Maputo — Many drivers of the privately-owned minibuses (known as “chapas”) that provide much of Maputo's passenger transport continued their strike for a second day on Wednesday, disrupting transport between central Maputo and the outlying neighbourhood of Benfica.
The drivers are protesting about the poor state of one of the main roads they use, Avenida do Trabalho, arguing that the potholes and ruts seriously damage their vehicles.
They reject the suggestion made by Maputo Municipal Council on Tuesday that they seek alternative routes, thus bypassing Avenida do Trabalho.
On Wednesday, Vidigal Rodrigues, director of infrastructures in the Municipal Council, assured the chapa drivers that the road will soon be repaired.
He said the contractor is mobilizing equipment for the job. But in the meantime, he insisted that the chapas should avoid the damaged stretch of Avenida do Trabalho.

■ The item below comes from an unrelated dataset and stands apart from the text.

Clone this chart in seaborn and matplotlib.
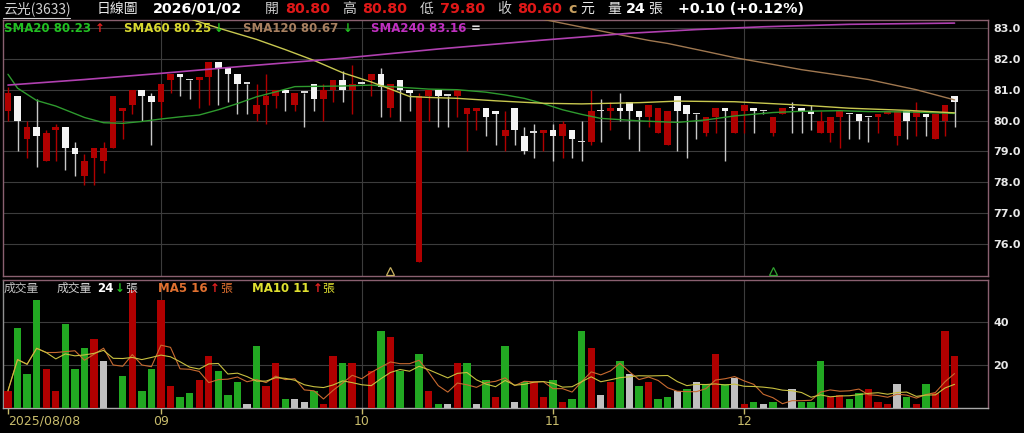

Speaking to the daily paper “Noticias”, Rodrigues said the contractor would have equipment on the spot next week - and he warned that the road will be partially closed while the work goes ahead.
Rodrigues insisted that the Council would not fill in the potholes without first tackling the underling problem, which is that of drainage.
The drain that should serve the damaged section no longer functions properly, he said, “because it is 80 to 90 per cent silted up, and so must be replaced”.
Antonio Rodrigues, of the Association of Maputo City Road Transport Operators (ATROMAP), pointed out that the initiative for the chapa strike comes from the drivers, and not the owners.
ATROMAP does not approve of the strike, and complained that the owners are not doing enough to convince their workers to nut their buses back on the streets.
“Whenever there's a stoppage”, Rodrigues said, “we try to persuade the transporters to resume their activities, so that they don't make the users suffer. But this time, it's proving very difficult”.